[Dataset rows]
========================

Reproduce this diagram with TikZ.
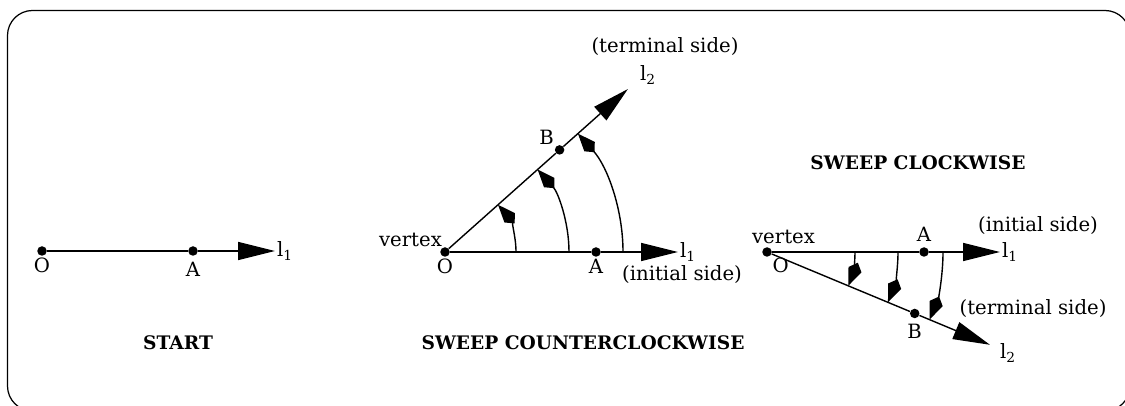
\documentclass[tikz,border=0pt]{standalone}
\usepackage{fontspec}
\setmainfont{DejaVu Serif}
\usetikzlibrary{arrows.meta}

\newcommand{\side}[1]{l\textsubscript{#1}}
\tikzset{
            pt/.style={circle,fill=black,inner sep=0pt,minimum size=0.19cm},
            ray/.style={line width=0.8pt,-{Triangle[length=0.74cm,width=0.36cm]}},
            sweep/.style={line width=0.8pt,-{Kite[length=0.5cm,width=0.28cm,inset=0.15cm]}},
            lbl/.style={font=\fontsize{11.2}{13}\selectfont,inner sep=1pt},
            title/.style={font=\fontsize{10.6}{13}\selectfont\bfseries}
        }

\begin{document}
\begin{tikzpicture}[
                    every node/.style={lbl}
                    ]
                \useasboundingbox (0,0) rectangle (22.5,8.12);
                \clip (0,0) rectangle (22.5,8.12);
                \draw[line width=0.7pt,rounded corners=0.5cm] (0.15,-0.1) rectangle (22.6,7.91);

                % start
                \node[pt,label={[lbl]below:O}] (O1) at (0.84,3.1) {};
                \node[pt,label={[lbl,yshift=-2pt]below:A}] (A1) at (3.86,3.1) {};
                \coordinate (T1) at (5.5,3.1);
                \draw[line width=0.8pt] (O1) -- (A1);
                \draw[ray] (A1) -- (T1);
                \node[anchor=west] at (T1) {\side{1}};
                \node[title] at (3.56,1.26) {START};

                % counterclockwise
                \node[pt,label={[lbl]below:O}] (O2) at (8.9,3.08) {};
                \node[anchor=south east] at (8.88,3.14) {vertex};
                \node[pt,label={[lbl]below:A}] (A2) at (11.92,3.08) {};
                \coordinate (T2) at (13.56,3.08);
                \path (O2) ++(41.7:3.07) node[pt,label={[lbl]above left:B}] (B2) {};
                \path (O2) ++(41.7:4.9) coordinate (U2);
                \draw[line width=0.8pt] (O2) -- (A2);
                \draw[ray] (A2) -- (T2);
                \draw[line width=0.8pt] (O2) -- (B2);
                \draw[ray] (B2) -- (U2);
                \node[anchor=west] at (T2) {\side{1}};
                \node at (13.64,2.62) {(initial side)};
                \node at (12.96,6.62) {\side{2}};
                \node at (13.3,7.18) {(terminal side)};
                \foreach \r in {1.42,2.48,3.56}
                    \draw[sweep] (O2) ++(0:\r) arc[start angle=0,end angle=41.7,radius=\r];
                \node[title] at (11.66,1.26) {SWEEP COUNTERCLOCKWISE};

                % clockwise
                \node[pt,label={[lbl]below right:O}] (O3) at (15.34,3.08) {};
                \node[anchor=south west] at (15.0,3.2) {vertex};
                \node[pt,label={[lbl,yshift=2pt]above:A}] (A3) at (18.48,3.08) {};
                \coordinate (T3) at (20.0,3.08);
                \path (O3) ++(-22.6:3.2) node[pt,label={[lbl,yshift=-2pt]below:B}] (B3) {};
                \path (O3) ++(-22.6:4.83) coordinate (U3);
                \draw[line width=0.8pt] (O3) -- (A3);
                \draw[ray] (A3) -- (T3);
                \draw[line width=0.8pt] (O3) -- (B3);
                \draw[ray] (B3) -- (U3);
                \node[anchor=west] at (T3) {\side{1}};
                \node at (20.76,3.6) {(initial side)};
                \node at (20.66,1.94) {(terminal side)};
                \node at (20.16,1.06) {\side{2}};
                \foreach \r in {1.76,2.62,3.52}
                    \draw[sweep] (O3) ++(0:\r) arc[start angle=0,end angle=-22.6,radius=\r];
                \node[title] at (18.36,4.86) {SWEEP CLOCKWISE};
            \end{tikzpicture}
\end{document}
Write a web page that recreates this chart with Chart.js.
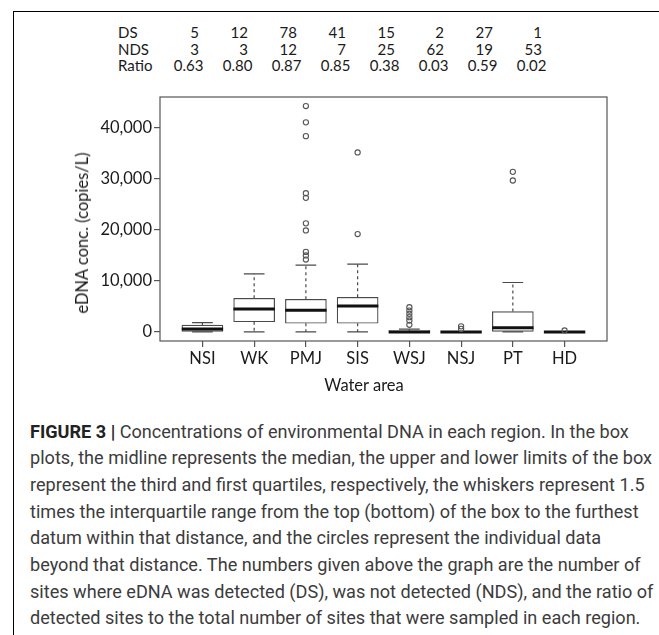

========================

Problem to work on: Write out the whole listing again, exactly, with no pictures.

Correct result:
Reproduce this diagram with TikZ.
\documentclass[tikz,border=0pt]{standalone}
\usepackage{fontspec}
\setmainfont{DejaVu Serif}
\usetikzlibrary{arrows.meta}

\newcommand{\side}[1]{l\textsubscript{#1}}
\tikzset{
            pt/.style={circle,fill=black,inner sep=0pt,minimum size=0.19cm},
            ray/.style={line width=0.8pt,-{Triangle[length=0.74cm,width=0.36cm]}},
            sweep/.style={line width=0.8pt,-{Kite[length=0.5cm,width=0.28cm,inset=0.15cm]}},
            lbl/.style={font=\fontsize{11.2}{13}\selectfont,inner sep=1pt},
            title/.style={font=\fontsize{10.6}{13}\selectfont\bfseries}
        }

\begin{document}
\begin{tikzpicture}[
                    every node/.style={lbl}
                    ]
                \useasboundingbox (0,0) rectangle (22.5,8.12);
                \clip (0,0) rectangle (22.5,8.12);
                \draw[line width=0.7pt,rounded corners=0.5cm] (0.15,-0.1) rectangle (22.6,7.91);

                % start
                \node[pt,label={[lbl]below:O}] (O1) at (0.84,3.1) {};
                \node[pt,label={[lbl,yshift=-2pt]below:A}] (A1) at (3.86,3.1) {};
                \coordinate (T1) at (5.5,3.1);
                \draw[line width=0.8pt] (O1) -- (A1);
                \draw[ray] (A1) -- (T1);
                \node[anchor=west] at (T1) {\side{1}};
                \node[title] at (3.56,1.26) {START};

                % counterclockwise
                \node[pt,label={[lbl]below:O}] (O2) at (8.9,3.08) {};
                \node[anchor=south east] at (8.88,3.14) {vertex};
                \node[pt,label={[lbl]below:A}] (A2) at (11.92,3.08) {};
                \coordinate (T2) at (13.56,3.08);
                \path (O2) ++(41.7:3.07) node[pt,label={[lbl]above left:B}] (B2) {};
                \path (O2) ++(41.7:4.9) coordinate (U2);
                \draw[line width=0.8pt] (O2) -- (A2);
                \draw[ray] (A2) -- (T2);
                \draw[line width=0.8pt] (O2) -- (B2);
                \draw[ray] (B2) -- (U2);
                \node[anchor=west] at (T2) {\side{1}};
                \node at (13.64,2.62) {(initial side)};
                \node at (12.96,6.62) {\side{2}};
                \node at (13.3,7.18) {(terminal side)};
                \foreach \r in {1.42,2.48,3.56}
                    \draw[sweep] (O2) ++(0:\r) arc[start angle=0,end angle=41.7,radius=\r];
                \node[title] at (11.66,1.26) {SWEEP COUNTERCLOCKWISE};

                % clockwise
                \node[pt,label={[lbl]below right:O}] (O3) at (15.34,3.08) {};
                \node[anchor=south west] at (15.0,3.2) {vertex};
                \node[pt,label={[lbl,yshift=2pt]above:A}] (A3) at (18.48,3.08) {};
                \coordinate (T3) at (20.0,3.08);
                \path (O3) ++(-22.6:3.2) node[pt,label={[lbl,yshift=-2pt]below:B}] (B3) {};
                \path (O3) ++(-22.6:4.83) coordinate (U3);
                \draw[line width=0.8pt] (O3) -- (A3);
                \draw[ray] (A3) -- (T3);
                \draw[line width=0.8pt] (O3) -- (B3);
                \draw[ray] (B3) -- (U3);
                \node[anchor=west] at (T3) {\side{1}};
                \node at (20.76,3.6) {(initial side)};
                \node at (20.66,1.94) {(terminal side)};
                \node at (20.16,1.06) {\side{2}};
                \foreach \r in {1.76,2.62,3.52}
                    \draw[sweep] (O3) ++(0:\r) arc[start angle=0,end angle=-22.6,radius=\r];
                \node[title] at (18.36,4.86) {SWEEP CLOCKWISE};
            \end{tikzpicture}
\end{document}
Write a web page that recreates this chart with Chart.js.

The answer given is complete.